Faulty navigation equipment and limited visual reference led to a November 2014 aircraft accident near Whitney, Ontario
Richmond Hill, Ontario, 15 March 2016 – In its investigation report (A14O0217) released today, the Transportation Safety Board of Canada (TSB) determined that a faulty navigation receiver and difficulty holding aircraft heading while flying in conditions of limited visual reference, led the pilot of an aircraft to become lost, and eventually collide with terrain near Whitney, Ontario. Both occupants were fatally injured.

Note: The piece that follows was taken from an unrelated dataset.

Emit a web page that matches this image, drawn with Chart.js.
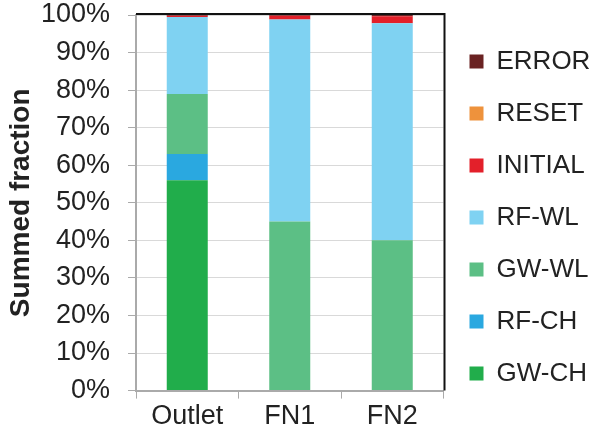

On 11 November 2014, at 1803 Eastern Standard Time, a Cessna 150M with two people on board departed from the Ottawa/Rockcliffe Airport under night visual flight rules for a flight to the Toronto Buttonville Municipal Airport. At 2025, the pilot transmitted a mayday indicating that he was lost and that the aircraft was low on fuel. The aircraft was below radar coverage, and air traffic control (ATC) attempted to assist the aircraft in locating a suitable aerodrome. At 2127, the pilot made a final radio transmission, and the aircraft crashed shortly thereafter.
The investigation determined that the aircraft was being operated in darkness, below a layer of clouds with limited visual reference, and over an area with few ground lights. The pilot was navigating by relying solely on aircraft heading and the information provided by an onboard navigation instrument (VHF omnidirectional range (VOR) receiver). A component within the receiver had deteriorated and was overheating, causing it to periodically display incorrect information. The pilot relayed this incorrect location information to ATC, rendering ATC assistance ineffective. Further, because the pilot was uncertain of the amount of fuel remaining in the aircraft, ATC attempted to route the aircraft to the perceived nearest airport with runway lighting rather than to one slightly more distant in a better lit, more populated area.
Shortly before the accident, the pilot entered a shallow descent, possibly in an effort to maintain visual flight in deteriorating weather, and as a result, the aircraft struck a heavily treed area.
The TSB is an independent agency that investigates marine, pipeline, railway and aviation transportation occurrences. Its sole aim is the advancement of transportation safety. It is not the function of the Board to assign fault or determine civil or criminal liability.